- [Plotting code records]

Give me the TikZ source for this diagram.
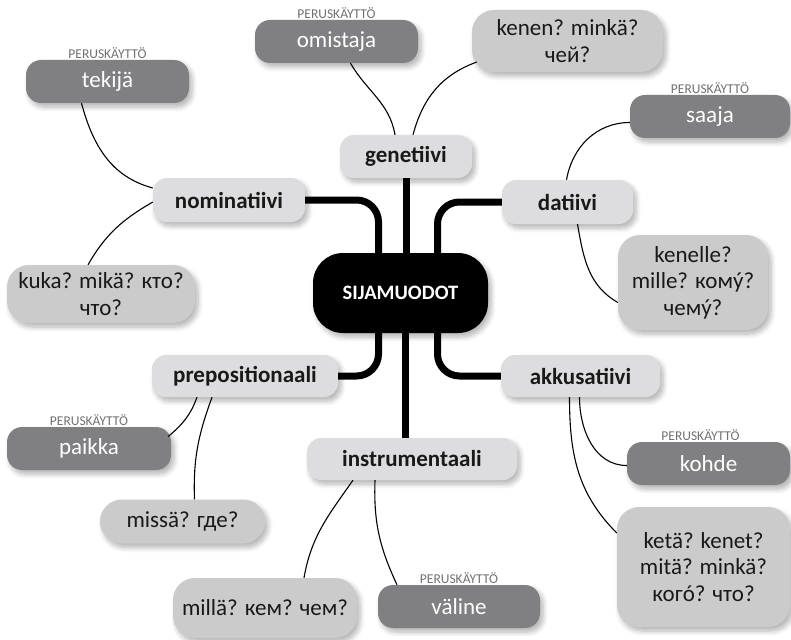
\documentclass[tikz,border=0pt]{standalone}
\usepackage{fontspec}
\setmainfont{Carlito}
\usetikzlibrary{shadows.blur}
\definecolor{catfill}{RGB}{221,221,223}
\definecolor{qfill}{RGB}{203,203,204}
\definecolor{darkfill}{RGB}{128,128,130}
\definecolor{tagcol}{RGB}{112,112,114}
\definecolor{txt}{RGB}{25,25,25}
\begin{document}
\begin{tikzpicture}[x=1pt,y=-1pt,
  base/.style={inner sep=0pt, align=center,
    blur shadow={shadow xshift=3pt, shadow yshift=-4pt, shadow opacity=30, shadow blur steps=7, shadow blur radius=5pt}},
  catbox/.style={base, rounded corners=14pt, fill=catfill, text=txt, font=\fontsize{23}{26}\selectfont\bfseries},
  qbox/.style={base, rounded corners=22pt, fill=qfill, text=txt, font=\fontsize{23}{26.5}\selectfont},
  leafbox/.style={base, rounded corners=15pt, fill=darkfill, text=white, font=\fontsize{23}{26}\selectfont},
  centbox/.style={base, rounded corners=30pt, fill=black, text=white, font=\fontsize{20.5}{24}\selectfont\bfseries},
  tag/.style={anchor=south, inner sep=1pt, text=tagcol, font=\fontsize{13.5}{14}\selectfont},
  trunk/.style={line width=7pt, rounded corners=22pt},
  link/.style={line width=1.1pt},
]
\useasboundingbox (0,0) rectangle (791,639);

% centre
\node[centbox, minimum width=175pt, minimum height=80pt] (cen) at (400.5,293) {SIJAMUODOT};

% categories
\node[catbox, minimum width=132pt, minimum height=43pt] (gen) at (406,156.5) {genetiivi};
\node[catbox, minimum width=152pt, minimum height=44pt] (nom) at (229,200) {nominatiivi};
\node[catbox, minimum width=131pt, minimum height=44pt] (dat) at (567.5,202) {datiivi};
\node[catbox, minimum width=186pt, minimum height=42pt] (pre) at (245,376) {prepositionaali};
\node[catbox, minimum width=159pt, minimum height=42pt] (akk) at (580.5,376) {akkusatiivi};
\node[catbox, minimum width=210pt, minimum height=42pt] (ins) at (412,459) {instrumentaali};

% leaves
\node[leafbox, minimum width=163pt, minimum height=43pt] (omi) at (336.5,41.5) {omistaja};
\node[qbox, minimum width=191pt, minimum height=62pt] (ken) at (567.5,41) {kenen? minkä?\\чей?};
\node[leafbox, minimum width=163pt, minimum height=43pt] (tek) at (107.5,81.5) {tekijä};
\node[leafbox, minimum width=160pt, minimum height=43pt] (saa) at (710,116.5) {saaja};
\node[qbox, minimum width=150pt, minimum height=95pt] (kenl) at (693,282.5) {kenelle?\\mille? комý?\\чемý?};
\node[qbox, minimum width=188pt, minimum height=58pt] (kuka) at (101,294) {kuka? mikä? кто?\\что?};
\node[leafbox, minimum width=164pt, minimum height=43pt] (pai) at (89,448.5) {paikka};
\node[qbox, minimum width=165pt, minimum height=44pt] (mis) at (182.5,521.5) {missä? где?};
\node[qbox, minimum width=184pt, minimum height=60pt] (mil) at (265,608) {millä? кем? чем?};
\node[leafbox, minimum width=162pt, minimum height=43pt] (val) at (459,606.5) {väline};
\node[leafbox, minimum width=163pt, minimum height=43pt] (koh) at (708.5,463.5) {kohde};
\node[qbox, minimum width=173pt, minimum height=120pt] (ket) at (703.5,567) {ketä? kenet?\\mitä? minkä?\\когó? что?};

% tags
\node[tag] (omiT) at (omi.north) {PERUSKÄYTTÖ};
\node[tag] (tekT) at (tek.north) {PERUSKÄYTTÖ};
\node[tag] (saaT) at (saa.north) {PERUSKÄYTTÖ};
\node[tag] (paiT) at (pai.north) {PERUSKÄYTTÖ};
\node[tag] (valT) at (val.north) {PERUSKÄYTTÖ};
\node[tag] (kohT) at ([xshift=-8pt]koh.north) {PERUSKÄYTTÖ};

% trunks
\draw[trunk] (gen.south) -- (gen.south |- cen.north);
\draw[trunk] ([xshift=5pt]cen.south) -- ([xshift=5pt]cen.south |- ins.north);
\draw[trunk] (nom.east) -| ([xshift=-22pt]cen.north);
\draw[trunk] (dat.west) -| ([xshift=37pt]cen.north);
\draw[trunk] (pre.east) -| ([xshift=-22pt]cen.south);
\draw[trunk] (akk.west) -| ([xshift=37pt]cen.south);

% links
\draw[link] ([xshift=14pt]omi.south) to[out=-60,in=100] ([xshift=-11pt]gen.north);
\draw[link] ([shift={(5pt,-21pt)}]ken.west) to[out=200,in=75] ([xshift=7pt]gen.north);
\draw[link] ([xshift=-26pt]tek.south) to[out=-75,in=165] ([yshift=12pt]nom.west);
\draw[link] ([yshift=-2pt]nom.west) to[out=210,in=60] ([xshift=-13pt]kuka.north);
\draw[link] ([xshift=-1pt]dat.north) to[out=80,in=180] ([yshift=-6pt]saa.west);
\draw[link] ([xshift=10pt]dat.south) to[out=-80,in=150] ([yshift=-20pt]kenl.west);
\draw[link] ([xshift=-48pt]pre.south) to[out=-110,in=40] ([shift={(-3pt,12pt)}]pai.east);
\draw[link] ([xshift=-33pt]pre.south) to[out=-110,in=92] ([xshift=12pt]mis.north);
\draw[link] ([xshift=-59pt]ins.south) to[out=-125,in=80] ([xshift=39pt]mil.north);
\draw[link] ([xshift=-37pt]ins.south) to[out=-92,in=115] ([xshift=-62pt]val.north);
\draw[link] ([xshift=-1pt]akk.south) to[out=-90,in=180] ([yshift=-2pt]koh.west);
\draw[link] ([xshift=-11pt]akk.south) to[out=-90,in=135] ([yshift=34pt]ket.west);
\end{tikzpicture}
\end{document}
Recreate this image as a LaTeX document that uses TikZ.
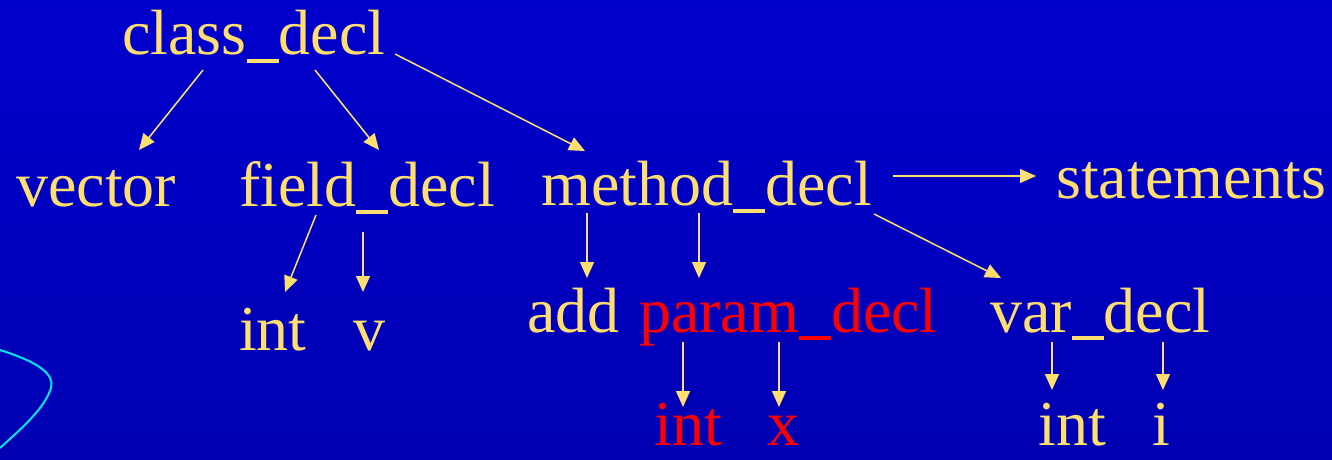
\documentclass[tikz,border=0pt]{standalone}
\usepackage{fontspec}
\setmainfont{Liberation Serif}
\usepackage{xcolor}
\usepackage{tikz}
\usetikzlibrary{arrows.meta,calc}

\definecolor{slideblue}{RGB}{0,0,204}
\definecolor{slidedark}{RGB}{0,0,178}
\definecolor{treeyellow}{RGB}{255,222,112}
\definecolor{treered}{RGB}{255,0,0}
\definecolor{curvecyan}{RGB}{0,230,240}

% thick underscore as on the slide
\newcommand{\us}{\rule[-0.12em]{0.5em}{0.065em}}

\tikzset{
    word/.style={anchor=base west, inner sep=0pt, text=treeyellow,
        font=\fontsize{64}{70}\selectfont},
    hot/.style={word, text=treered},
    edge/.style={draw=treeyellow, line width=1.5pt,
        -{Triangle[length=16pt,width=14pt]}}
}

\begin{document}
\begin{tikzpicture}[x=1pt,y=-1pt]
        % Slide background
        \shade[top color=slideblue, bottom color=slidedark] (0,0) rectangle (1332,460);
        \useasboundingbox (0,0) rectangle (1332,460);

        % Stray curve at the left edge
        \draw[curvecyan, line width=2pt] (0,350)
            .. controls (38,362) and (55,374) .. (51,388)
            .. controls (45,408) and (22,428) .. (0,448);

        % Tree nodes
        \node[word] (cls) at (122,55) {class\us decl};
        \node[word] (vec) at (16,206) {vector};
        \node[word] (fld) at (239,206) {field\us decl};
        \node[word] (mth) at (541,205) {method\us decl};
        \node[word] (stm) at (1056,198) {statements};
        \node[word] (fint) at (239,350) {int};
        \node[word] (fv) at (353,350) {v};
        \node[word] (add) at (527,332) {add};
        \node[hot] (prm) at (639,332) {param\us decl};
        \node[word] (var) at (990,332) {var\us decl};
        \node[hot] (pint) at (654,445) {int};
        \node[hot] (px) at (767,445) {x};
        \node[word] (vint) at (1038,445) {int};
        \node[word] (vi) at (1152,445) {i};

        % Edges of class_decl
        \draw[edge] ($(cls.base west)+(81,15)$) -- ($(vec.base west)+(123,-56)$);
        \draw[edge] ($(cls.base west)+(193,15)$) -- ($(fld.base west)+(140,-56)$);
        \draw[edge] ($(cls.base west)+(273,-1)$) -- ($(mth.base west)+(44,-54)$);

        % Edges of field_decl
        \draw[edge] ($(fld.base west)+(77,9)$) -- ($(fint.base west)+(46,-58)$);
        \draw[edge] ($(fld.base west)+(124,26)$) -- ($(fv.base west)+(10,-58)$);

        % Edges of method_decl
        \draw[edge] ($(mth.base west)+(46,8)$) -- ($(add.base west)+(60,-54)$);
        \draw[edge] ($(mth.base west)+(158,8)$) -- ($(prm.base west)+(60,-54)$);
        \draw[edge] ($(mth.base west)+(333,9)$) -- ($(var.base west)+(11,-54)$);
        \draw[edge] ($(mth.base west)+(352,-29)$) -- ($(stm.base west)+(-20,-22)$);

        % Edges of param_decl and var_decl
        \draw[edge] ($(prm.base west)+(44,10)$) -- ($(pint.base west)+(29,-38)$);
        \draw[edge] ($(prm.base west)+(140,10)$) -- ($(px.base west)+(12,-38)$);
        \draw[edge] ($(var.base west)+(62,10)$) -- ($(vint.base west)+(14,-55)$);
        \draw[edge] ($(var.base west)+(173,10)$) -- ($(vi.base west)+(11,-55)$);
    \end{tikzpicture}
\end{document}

- [Written exercise] Using the records above, list each line that includes "this".

- [Response below]
Give me the TikZ source for this diagram.
Recreate this image as a LaTeX document that uses TikZ.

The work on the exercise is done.